§ **Aim of the task**:
Here is the task for the listing below: output exactly the lines from the one containing "What D3.js code" through the one containing "return x(categories[i]) +", and leave out the pictures.

§ **Listed records**:
BEGIN

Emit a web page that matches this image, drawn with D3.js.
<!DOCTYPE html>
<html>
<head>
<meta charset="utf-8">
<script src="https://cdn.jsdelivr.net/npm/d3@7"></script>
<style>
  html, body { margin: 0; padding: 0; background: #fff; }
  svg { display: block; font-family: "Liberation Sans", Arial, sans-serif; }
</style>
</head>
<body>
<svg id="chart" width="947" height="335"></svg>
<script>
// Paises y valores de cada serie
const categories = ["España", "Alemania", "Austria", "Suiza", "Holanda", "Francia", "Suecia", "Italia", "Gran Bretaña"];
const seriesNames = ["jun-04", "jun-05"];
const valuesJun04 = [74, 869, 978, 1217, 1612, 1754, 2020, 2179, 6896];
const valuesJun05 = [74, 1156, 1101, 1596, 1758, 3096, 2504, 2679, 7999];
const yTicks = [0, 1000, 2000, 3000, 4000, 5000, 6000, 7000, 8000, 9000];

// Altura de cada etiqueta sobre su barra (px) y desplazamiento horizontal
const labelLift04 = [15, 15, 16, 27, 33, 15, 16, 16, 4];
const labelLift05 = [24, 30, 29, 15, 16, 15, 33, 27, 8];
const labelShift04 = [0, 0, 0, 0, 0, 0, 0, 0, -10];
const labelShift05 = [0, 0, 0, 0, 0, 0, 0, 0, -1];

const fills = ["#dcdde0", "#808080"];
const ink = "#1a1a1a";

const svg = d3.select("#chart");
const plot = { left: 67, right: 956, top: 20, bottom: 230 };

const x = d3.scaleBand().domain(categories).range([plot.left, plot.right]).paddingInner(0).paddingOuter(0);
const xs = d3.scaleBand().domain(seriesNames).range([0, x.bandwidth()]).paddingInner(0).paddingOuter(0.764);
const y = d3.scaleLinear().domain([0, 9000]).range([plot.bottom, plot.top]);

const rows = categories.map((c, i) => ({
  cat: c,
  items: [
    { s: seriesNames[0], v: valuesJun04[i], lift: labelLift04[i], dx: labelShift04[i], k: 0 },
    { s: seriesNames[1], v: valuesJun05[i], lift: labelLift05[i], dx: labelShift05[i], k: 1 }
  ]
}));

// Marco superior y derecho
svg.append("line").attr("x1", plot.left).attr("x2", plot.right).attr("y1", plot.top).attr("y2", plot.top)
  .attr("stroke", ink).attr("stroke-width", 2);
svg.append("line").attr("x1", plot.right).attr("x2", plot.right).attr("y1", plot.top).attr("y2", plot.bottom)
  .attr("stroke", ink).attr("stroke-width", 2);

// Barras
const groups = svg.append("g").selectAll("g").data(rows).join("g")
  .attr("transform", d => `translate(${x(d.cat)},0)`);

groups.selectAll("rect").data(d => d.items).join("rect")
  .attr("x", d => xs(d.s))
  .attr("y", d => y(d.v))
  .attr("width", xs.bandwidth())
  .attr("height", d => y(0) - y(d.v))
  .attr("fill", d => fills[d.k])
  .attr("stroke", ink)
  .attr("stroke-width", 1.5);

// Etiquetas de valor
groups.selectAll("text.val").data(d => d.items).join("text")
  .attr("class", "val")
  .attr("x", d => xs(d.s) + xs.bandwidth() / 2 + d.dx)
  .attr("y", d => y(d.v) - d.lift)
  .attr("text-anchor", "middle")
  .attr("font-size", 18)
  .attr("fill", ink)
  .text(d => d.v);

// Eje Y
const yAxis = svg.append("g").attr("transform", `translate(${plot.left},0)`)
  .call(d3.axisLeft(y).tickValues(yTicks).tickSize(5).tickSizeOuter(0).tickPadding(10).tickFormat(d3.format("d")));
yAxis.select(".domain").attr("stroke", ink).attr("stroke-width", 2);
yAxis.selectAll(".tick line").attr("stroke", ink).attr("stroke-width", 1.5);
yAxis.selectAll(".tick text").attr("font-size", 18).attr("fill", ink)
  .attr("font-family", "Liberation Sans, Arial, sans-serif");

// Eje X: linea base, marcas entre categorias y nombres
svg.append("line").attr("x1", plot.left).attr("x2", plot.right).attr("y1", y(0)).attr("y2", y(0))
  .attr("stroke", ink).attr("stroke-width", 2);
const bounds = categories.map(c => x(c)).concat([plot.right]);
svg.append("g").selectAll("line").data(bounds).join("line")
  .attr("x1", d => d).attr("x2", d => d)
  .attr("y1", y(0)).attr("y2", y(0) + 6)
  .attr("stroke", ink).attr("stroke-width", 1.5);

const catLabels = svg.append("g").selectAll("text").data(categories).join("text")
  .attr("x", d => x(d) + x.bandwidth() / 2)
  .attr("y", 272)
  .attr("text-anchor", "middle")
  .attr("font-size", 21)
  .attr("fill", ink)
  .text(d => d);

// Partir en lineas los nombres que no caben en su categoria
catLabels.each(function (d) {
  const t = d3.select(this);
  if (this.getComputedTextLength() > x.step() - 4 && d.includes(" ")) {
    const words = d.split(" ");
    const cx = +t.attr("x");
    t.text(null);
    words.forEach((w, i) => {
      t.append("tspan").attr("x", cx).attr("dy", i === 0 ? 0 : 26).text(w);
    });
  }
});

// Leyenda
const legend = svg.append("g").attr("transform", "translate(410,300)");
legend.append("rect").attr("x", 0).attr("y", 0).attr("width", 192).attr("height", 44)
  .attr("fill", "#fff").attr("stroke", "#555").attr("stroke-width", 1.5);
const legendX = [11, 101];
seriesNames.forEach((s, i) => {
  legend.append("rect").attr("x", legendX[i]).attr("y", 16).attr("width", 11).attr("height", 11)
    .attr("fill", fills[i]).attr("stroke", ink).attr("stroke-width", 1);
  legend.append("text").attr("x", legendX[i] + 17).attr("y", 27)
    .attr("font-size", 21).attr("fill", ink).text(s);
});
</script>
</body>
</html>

END
BEGIN

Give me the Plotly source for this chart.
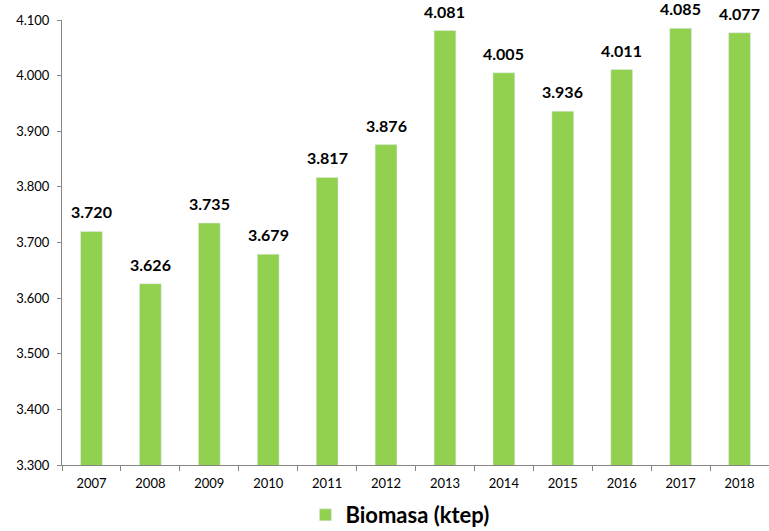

END
BEGIN

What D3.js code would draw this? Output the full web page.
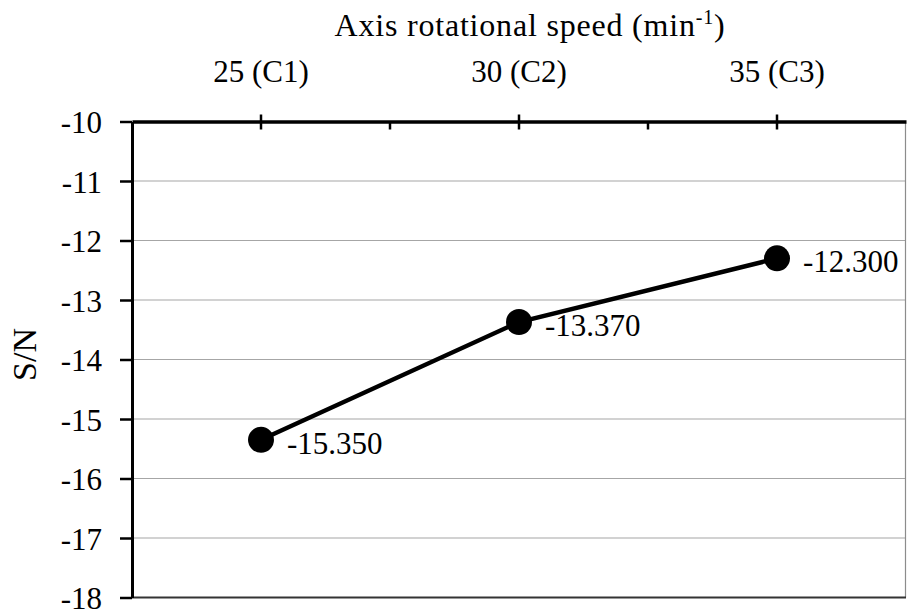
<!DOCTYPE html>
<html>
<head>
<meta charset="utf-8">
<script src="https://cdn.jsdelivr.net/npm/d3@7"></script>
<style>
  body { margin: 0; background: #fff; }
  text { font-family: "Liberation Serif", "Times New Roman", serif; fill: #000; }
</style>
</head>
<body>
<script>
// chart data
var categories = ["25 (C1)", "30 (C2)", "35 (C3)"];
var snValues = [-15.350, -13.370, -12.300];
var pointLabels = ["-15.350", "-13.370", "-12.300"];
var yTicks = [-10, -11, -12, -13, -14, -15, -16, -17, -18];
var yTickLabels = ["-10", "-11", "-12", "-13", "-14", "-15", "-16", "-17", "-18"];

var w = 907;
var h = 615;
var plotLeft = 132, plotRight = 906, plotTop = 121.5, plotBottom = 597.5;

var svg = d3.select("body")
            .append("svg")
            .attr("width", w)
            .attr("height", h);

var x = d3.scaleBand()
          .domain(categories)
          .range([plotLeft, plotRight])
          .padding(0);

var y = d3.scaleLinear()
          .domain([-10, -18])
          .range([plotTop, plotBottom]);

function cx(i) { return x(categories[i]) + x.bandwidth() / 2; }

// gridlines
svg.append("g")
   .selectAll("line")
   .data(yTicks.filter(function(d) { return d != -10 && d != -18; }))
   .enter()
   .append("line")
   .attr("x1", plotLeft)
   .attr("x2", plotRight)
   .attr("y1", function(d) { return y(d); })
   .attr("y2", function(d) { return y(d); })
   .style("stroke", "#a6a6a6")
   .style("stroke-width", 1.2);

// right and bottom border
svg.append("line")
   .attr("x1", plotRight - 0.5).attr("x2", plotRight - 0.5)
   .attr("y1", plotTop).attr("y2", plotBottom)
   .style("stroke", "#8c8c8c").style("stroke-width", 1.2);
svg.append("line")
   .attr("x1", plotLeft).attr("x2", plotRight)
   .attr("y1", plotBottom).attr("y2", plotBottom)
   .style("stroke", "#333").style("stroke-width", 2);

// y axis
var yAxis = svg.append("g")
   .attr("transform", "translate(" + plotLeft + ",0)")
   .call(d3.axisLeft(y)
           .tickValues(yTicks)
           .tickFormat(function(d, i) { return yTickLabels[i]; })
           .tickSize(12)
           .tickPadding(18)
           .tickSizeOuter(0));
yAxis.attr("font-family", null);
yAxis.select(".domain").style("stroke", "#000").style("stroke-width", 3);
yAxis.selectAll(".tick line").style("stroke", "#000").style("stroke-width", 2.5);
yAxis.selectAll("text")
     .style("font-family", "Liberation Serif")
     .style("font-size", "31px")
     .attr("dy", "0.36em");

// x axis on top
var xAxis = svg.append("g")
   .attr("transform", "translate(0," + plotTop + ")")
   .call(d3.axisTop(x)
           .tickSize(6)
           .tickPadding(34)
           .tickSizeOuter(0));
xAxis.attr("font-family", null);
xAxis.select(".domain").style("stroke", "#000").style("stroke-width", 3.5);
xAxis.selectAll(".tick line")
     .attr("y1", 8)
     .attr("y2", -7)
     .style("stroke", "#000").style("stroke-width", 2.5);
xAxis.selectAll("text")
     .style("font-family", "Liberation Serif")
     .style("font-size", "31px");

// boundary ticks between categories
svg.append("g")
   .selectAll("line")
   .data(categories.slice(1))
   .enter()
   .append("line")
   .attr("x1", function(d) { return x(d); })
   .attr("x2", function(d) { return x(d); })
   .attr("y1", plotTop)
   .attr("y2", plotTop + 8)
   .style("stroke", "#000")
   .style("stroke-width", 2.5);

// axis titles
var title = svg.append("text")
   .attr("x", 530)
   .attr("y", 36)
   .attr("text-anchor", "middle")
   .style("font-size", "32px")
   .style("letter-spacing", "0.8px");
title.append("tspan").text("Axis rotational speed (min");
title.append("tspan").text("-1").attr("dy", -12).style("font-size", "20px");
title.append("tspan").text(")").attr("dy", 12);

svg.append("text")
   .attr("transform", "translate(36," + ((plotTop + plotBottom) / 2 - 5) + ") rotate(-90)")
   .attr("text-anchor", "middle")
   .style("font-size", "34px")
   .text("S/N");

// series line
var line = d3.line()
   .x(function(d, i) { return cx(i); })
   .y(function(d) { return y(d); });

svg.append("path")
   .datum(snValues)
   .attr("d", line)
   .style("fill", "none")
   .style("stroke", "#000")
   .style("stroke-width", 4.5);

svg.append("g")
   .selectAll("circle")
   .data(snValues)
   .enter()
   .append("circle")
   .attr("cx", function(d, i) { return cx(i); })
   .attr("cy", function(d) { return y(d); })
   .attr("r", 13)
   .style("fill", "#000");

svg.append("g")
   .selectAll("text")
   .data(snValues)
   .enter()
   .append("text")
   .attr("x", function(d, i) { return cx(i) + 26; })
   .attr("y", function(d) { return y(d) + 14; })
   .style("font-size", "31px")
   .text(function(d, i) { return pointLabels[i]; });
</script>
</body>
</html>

END

§ **Answer to the problem**:
What D3.js code would draw this? Output the full web page.
<!DOCTYPE html>
<html>
<head>
<meta charset="utf-8">
<script src="https://cdn.jsdelivr.net/npm/d3@7"></script>
<style>
  body { margin: 0; background: #fff; }
  text { font-family: "Liberation Serif", "Times New Roman", serif; fill: #000; }
</style>
</head>
<body>
<script>
// chart data
var categories = ["25 (C1)", "30 (C2)", "35 (C3)"];
var snValues = [-15.350, -13.370, -12.300];
var pointLabels = ["-15.350", "-13.370", "-12.300"];
var yTicks = [-10, -11, -12, -13, -14, -15, -16, -17, -18];
var yTickLabels = ["-10", "-11", "-12", "-13", "-14", "-15", "-16", "-17", "-18"];

var w = 907;
var h = 615;
var plotLeft = 132, plotRight = 906, plotTop = 121.5, plotBottom = 597.5;

var svg = d3.select("body")
            .append("svg")
            .attr("width", w)
            .attr("height", h);

var x = d3.scaleBand()
          .domain(categories)
          .range([plotLeft, plotRight])
          .padding(0);

var y = d3.scaleLinear()
          .domain([-10, -18])
          .range([plotTop, plotBottom]);

function cx(i) { return x(categories[i]) + x.bandwidth() / 2; }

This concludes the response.